After entering into His disciples Christ abides in them with the Father through the Spirit (vv. 23, 26; 15:4a, 5a). He not only enters into us; He also abides in us for eternity. We need to have the realization that we have the living God now abiding in us. The very Christ in resurrection lives in us. If we really see this, we cannot be so silent. Anyone who realizes that the living God is abiding in him would be excited. This is not a doctrinal Christ or merely a historical Christ but the present Christ, the practical Christ, the very living Christ who is the embodiment of God dispensing Himself into our entire being by abiding in us with the Father through the Spirit.
God’s dispensation in the ministry of Christ is also to mingle the believers with the Triune God (17:21-23). For example, when you put a tea bag into a glass of water, sometimes you help it by mixing it up. You stir the water to mix the tea with the water. That is mingling. Sometimes you want to go home and sleep well, but instead the Lord sends something to stir up the situation. You have to realize that your troubles and problems are for the mingling. You can all testify that suffering helps you to be mingled with the Triune God. The Lord Jesus is not satisfied just to abide in you. He wants to mingle you with Himself. When you put a tea bag into the water, your intention is that the tea will saturate the water, causing the very essence and taste and flavor of the tea to be mingled with the water. This will make the water tea. Christ within you is doing something all the time to mingle Himself with you to make you Christ. This mingling I would call “Christifying.” You are like a glass of plain water, and the tea is “teaifying” you to make you tea. That is the tea being dispensed into the water. This is a good example of God dispensing Himself into us to make us Christified.
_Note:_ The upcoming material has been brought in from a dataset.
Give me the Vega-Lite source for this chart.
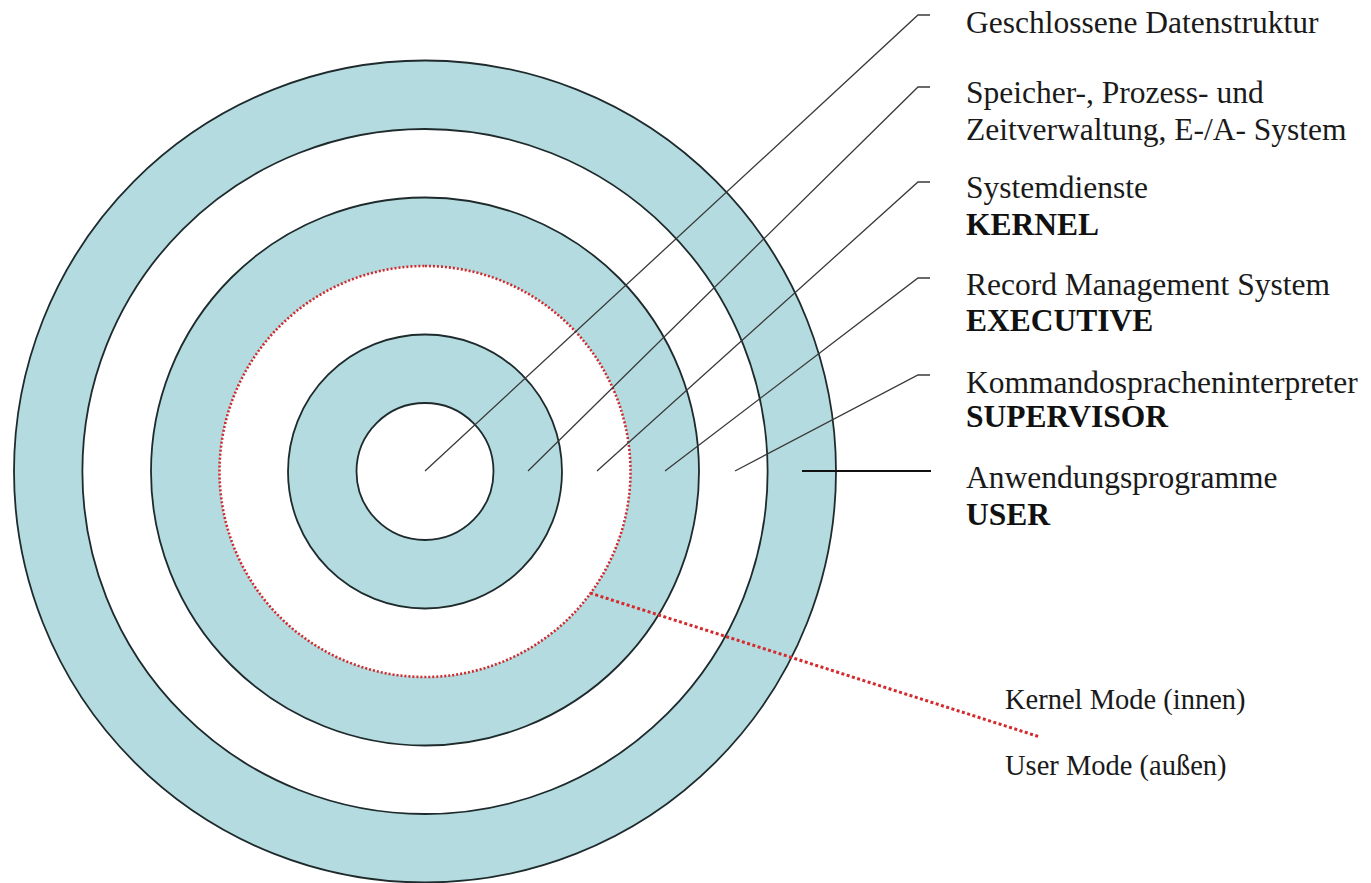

This is wonderful, but this is not all. Eventually, this dispensing Christ who has mingled Himself with us will overflow from within us like rivers of living water for all eternity (7:38-39; Rev. 22:1-2). I am so happy because whenever I speak, I have the deep sensation that something is overflowing endlessly. At the end of the Bible you can see a city with a river flowing all the time. There the river of life is flowing and even overflowing with the water of life. In this flowing water grows the tree of life, full of life supply. That will be our eternal living. That is our eternal destiny. Today we could have a foretaste. The very dispensing God eventually overflows from within us to water others, to quench others’ thirst, and to supply others with the tree of life. This becomes their very life supply. This is God’s dispensing in Christ’s ministry.